- Provided records -
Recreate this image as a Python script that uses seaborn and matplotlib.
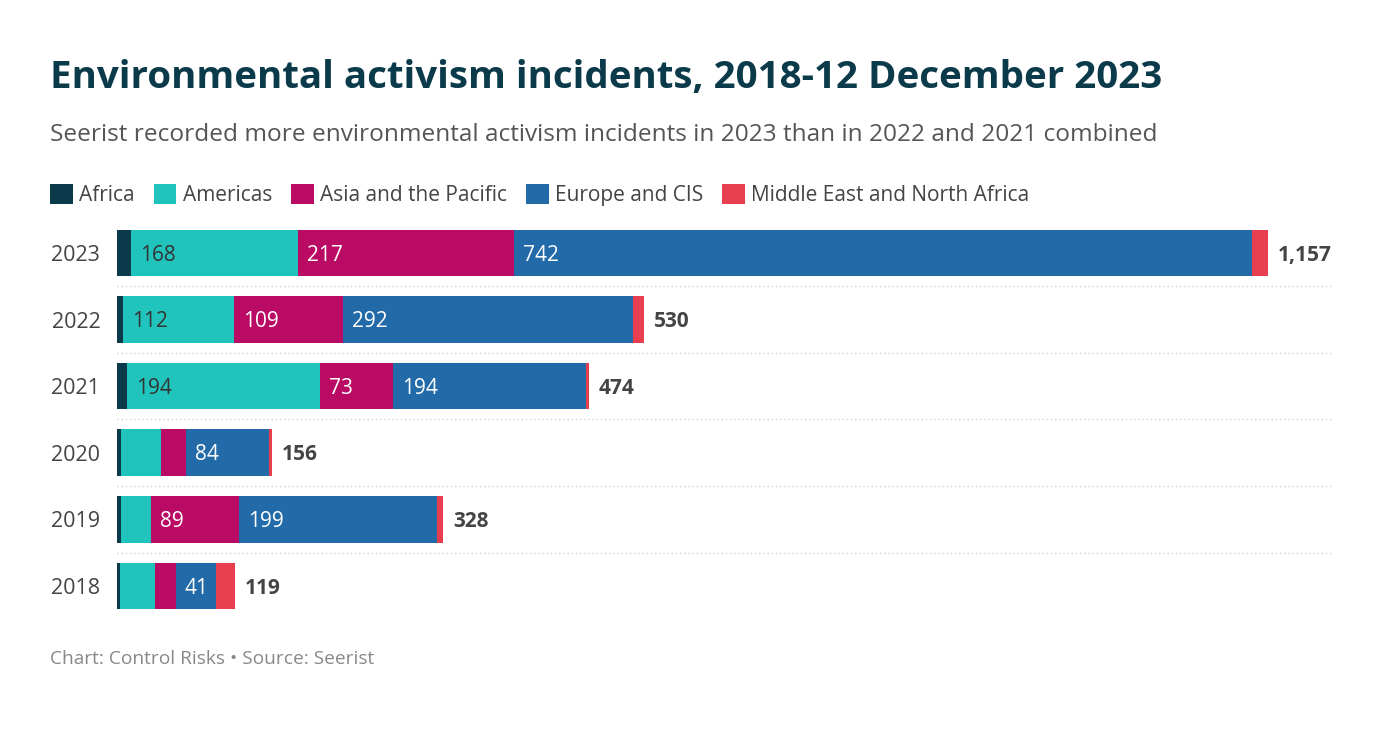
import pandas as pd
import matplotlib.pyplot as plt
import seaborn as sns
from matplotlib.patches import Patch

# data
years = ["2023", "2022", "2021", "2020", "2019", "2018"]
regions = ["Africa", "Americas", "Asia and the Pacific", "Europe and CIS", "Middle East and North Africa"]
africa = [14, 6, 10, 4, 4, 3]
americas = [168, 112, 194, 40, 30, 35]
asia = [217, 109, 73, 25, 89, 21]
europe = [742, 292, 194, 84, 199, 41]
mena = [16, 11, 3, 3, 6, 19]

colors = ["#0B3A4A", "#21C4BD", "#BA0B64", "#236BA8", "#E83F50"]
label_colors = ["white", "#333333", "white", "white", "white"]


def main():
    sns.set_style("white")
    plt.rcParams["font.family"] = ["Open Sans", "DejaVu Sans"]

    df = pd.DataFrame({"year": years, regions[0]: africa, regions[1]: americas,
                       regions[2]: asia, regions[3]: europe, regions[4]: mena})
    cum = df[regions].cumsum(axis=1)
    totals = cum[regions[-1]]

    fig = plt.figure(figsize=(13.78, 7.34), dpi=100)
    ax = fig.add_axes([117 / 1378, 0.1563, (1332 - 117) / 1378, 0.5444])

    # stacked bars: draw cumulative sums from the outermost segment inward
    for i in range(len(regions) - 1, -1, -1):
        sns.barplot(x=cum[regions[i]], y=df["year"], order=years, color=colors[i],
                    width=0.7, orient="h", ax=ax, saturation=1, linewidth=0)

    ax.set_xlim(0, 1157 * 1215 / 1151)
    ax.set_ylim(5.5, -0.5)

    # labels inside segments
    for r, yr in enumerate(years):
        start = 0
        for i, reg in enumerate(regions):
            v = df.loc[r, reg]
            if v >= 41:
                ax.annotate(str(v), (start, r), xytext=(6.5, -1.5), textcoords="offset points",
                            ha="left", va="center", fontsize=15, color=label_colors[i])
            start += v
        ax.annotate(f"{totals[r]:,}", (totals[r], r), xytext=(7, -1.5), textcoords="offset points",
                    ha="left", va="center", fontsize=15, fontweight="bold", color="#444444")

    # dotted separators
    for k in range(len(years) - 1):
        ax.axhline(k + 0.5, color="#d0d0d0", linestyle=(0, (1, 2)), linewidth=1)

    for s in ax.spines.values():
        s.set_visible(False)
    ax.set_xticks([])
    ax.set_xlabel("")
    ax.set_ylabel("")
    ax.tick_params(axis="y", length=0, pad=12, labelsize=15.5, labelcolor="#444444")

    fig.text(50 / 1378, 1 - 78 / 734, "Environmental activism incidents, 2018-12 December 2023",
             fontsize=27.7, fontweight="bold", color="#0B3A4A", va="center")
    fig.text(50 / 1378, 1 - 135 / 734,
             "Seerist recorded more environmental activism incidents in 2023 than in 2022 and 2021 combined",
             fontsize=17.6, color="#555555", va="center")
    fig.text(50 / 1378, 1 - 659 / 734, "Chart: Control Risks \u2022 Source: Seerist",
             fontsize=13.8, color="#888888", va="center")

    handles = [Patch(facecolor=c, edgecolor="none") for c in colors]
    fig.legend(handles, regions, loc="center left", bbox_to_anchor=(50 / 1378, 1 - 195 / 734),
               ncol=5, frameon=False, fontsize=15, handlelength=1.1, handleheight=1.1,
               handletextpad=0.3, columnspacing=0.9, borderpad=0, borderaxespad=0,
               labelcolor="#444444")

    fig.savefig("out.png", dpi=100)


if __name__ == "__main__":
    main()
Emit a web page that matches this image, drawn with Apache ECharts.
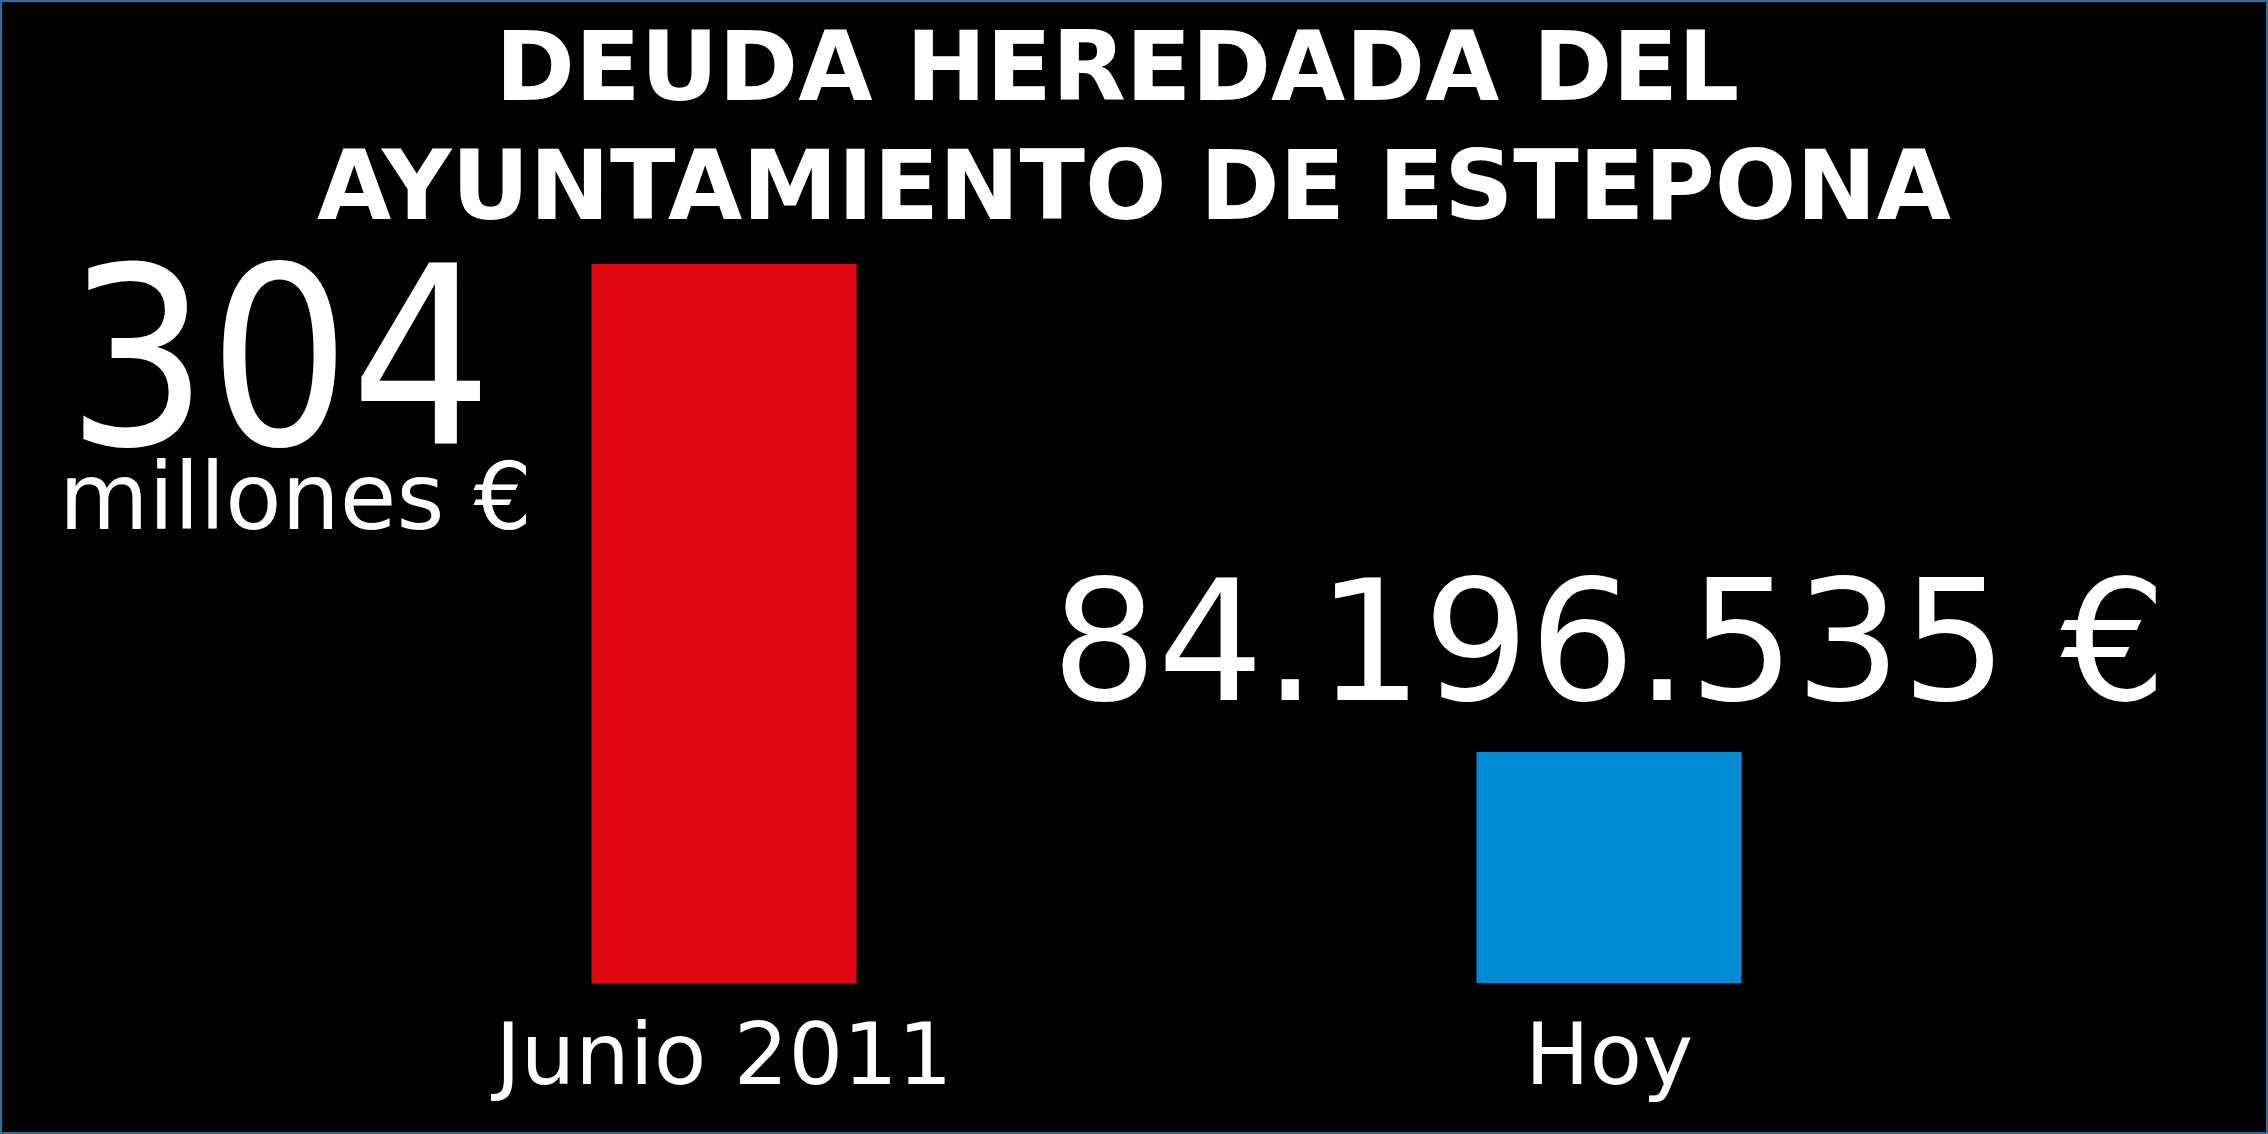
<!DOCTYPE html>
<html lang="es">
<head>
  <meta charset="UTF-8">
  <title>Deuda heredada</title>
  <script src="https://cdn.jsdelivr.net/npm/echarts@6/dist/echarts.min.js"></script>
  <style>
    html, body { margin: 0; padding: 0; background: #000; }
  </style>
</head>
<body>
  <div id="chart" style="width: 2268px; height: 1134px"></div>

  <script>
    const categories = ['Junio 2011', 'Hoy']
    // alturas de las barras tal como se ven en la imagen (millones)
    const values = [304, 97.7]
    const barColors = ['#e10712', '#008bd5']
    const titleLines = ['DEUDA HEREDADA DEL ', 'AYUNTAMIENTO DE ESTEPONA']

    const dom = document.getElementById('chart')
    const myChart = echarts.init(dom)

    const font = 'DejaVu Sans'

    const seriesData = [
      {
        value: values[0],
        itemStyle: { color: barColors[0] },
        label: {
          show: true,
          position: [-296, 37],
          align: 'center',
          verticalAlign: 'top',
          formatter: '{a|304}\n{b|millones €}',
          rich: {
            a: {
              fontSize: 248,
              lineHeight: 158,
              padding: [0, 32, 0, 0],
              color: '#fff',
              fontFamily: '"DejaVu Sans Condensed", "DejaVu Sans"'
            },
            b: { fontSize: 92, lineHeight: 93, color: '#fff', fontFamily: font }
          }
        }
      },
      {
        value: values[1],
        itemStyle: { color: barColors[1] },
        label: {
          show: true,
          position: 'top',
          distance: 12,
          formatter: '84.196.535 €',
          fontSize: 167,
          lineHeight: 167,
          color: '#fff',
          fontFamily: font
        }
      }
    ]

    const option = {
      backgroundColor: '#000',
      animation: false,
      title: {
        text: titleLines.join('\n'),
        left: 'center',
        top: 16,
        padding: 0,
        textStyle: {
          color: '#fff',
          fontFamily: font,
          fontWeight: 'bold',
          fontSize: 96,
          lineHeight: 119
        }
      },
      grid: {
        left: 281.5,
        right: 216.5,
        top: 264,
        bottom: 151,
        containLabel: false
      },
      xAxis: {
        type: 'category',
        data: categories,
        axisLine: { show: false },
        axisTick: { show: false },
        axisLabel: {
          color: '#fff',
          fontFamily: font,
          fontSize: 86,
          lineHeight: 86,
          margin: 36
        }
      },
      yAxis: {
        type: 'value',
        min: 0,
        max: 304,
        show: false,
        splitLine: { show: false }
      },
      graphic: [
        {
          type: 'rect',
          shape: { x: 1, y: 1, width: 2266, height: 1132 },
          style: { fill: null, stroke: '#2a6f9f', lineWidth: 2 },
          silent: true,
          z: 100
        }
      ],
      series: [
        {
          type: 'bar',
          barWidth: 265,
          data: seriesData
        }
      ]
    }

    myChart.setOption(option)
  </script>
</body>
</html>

- Work instructions -
Omit the pictures and output all of the other material exactly.

- Task response -
Recreate this image as a Python script that uses seaborn and matplotlib.
import pandas as pd
import matplotlib.pyplot as plt
import seaborn as sns
from matplotlib.patches import Patch

# data
years = ["2023", "2022", "2021", "2020", "2019", "2018"]
regions = ["Africa", "Americas", "Asia and the Pacific", "Europe and CIS", "Middle East and North Africa"]
africa = [14, 6, 10, 4, 4, 3]
americas = [168, 112, 194, 40, 30, 35]
asia = [217, 109, 73, 25, 89, 21]
europe = [742, 292, 194, 84, 199, 41]
mena = [16, 11, 3, 3, 6, 19]

colors = ["#0B3A4A", "#21C4BD", "#BA0B64", "#236BA8", "#E83F50"]
label_colors = ["white", "#333333", "white", "white", "white"]


def main():
    sns.set_style("white")
    plt.rcParams["font.family"] = ["Open Sans", "DejaVu Sans"]

    df = pd.DataFrame({"year": years, regions[0]: africa, regions[1]: americas,
                       regions[2]: asia, regions[3]: europe, regions[4]: mena})
    cum = df[regions].cumsum(axis=1)
    totals = cum[regions[-1]]

    fig = plt.figure(figsize=(13.78, 7.34), dpi=100)
    ax = fig.add_axes([117 / 1378, 0.1563, (1332 - 117) / 1378, 0.5444])

    # stacked bars: draw cumulative sums from the outermost segment inward
    for i in range(len(regions) - 1, -1, -1):
        sns.barplot(x=cum[regions[i]], y=df["year"], order=years, color=colors[i],
                    width=0.7, orient="h", ax=ax, saturation=1, linewidth=0)

    ax.set_xlim(0, 1157 * 1215 / 1151)
    ax.set_ylim(5.5, -0.5)

    # labels inside segments
    for r, yr in enumerate(years):
        start = 0
        for i, reg in enumerate(regions):
            v = df.loc[r, reg]
            if v >= 41:
                ax.annotate(str(v), (start, r), xytext=(6.5, -1.5), textcoords="offset points",
                            ha="left", va="center", fontsize=15, color=label_colors[i])
            start += v
        ax.annotate(f"{totals[r]:,}", (totals[r], r), xytext=(7, -1.5), textcoords="offset points",
                    ha="left", va="center", fontsize=15, fontweight="bold", color="#444444")

    # dotted separators
    for k in range(len(years) - 1):
        ax.axhline(k + 0.5, color="#d0d0d0", linestyle=(0, (1, 2)), linewidth=1)

    for s in ax.spines.values():
        s.set_visible(False)
    ax.set_xticks([])
    ax.set_xlabel("")
    ax.set_ylabel("")
    ax.tick_params(axis="y", length=0, pad=12, labelsize=15.5, labelcolor="#444444")

    fig.text(50 / 1378, 1 - 78 / 734, "Environmental activism incidents, 2018-12 December 2023",
             fontsize=27.7, fontweight="bold", color="#0B3A4A", va="center")
    fig.text(50 / 1378, 1 - 135 / 734,
             "Seerist recorded more environmental activism incidents in 2023 than in 2022 and 2021 combined",
             fontsize=17.6, color="#555555", va="center")
    fig.text(50 / 1378, 1 - 659 / 734, "Chart: Control Risks \u2022 Source: Seerist",
             fontsize=13.8, color="#888888", va="center")

    handles = [Patch(facecolor=c, edgecolor="none") for c in colors]
    fig.legend(handles, regions, loc="center left", bbox_to_anchor=(50 / 1378, 1 - 195 / 734),
               ncol=5, frameon=False, fontsize=15, handlelength=1.1, handleheight=1.1,
               handletextpad=0.3, columnspacing=0.9, borderpad=0, borderaxespad=0,
               labelcolor="#444444")

    fig.savefig("out.png", dpi=100)


if __name__ == "__main__":
    main()
Emit a web page that matches this image, drawn with Apache ECharts.
<!DOCTYPE html>
<html lang="es">
<head>
  <meta charset="UTF-8">
  <title>Deuda heredada</title>
  <script src="https://cdn.jsdelivr.net/npm/echarts@6/dist/echarts.min.js"></script>
  <style>
    html, body { margin: 0; padding: 0; background: #000; }
  </style>
</head>
<body>
  <div id="chart" style="width: 2268px; height: 1134px"></div>

  <script>
    const categories = ['Junio 2011', 'Hoy']
    // alturas de las barras tal como se ven en la imagen (millones)
    const values = [304, 97.7]
    const barColors = ['#e10712', '#008bd5']
    const titleLines = ['DEUDA HEREDADA DEL ', 'AYUNTAMIENTO DE ESTEPONA']

    const dom = document.getElementById('chart')
    const myChart = echarts.init(dom)

    const font = 'DejaVu Sans'

    const seriesData = [
      {
        value: values[0],
        itemStyle: { color: barColors[0] },
        label: {
          show: true,
          position: [-296, 37],
          align: 'center',
          verticalAlign: 'top',
          formatter: '{a|304}\n{b|millones €}',
          rich: {
            a: {
              fontSize: 248,
              lineHeight: 158,
              padding: [0, 32, 0, 0],
              color: '#fff',
              fontFamily: '"DejaVu Sans Condensed", "DejaVu Sans"'
            },
            b: { fontSize: 92, lineHeight: 93, color: '#fff', fontFamily: font }
          }
        }
      },
      {
        value: values[1],
        itemStyle: { color: barColors[1] },
        label: {
          show: true,
          position: 'top',
          distance: 12,
          formatter: '84.196.535 €',
          fontSize: 167,
          lineHeight: 167,
          color: '#fff',
          fontFamily: font
        }
      }
    ]

    const option = {
      backgroundColor: '#000',
      animation: false,
      title: {
        text: titleLines.join('\n'),
        left: 'center',
        top: 16,
        padding: 0,
        textStyle: {
          color: '#fff',
          fontFamily: font,
          fontWeight: 'bold',
          fontSize: 96,
          lineHeight: 119
        }
      },
      grid: {
        left: 281.5,
        right: 216.5,
        top: 264,
        bottom: 151,
        containLabel: false
      },
      xAxis: {
        type: 'category',
        data: categories,
        axisLine: { show: false },
        axisTick: { show: false },
        axisLabel: {
          color: '#fff',
          fontFamily: font,
          fontSize: 86,
          lineHeight: 86,
          margin: 36
        }
      },
      yAxis: {
        type: 'value',
        min: 0,
        max: 304,
        show: false,
        splitLine: { show: false }
      },
      graphic: [
        {
          type: 'rect',
          shape: { x: 1, y: 1, width: 2266, height: 1132 },
          style: { fill: null, stroke: '#2a6f9f', lineWidth: 2 },
          silent: true,
          z: 100
        }
      ],
      series: [
        {
          type: 'bar',
          barWidth: 265,
          data: seriesData
        }
      ]
    }

    myChart.setOption(option)
  </script>
</body>
</html>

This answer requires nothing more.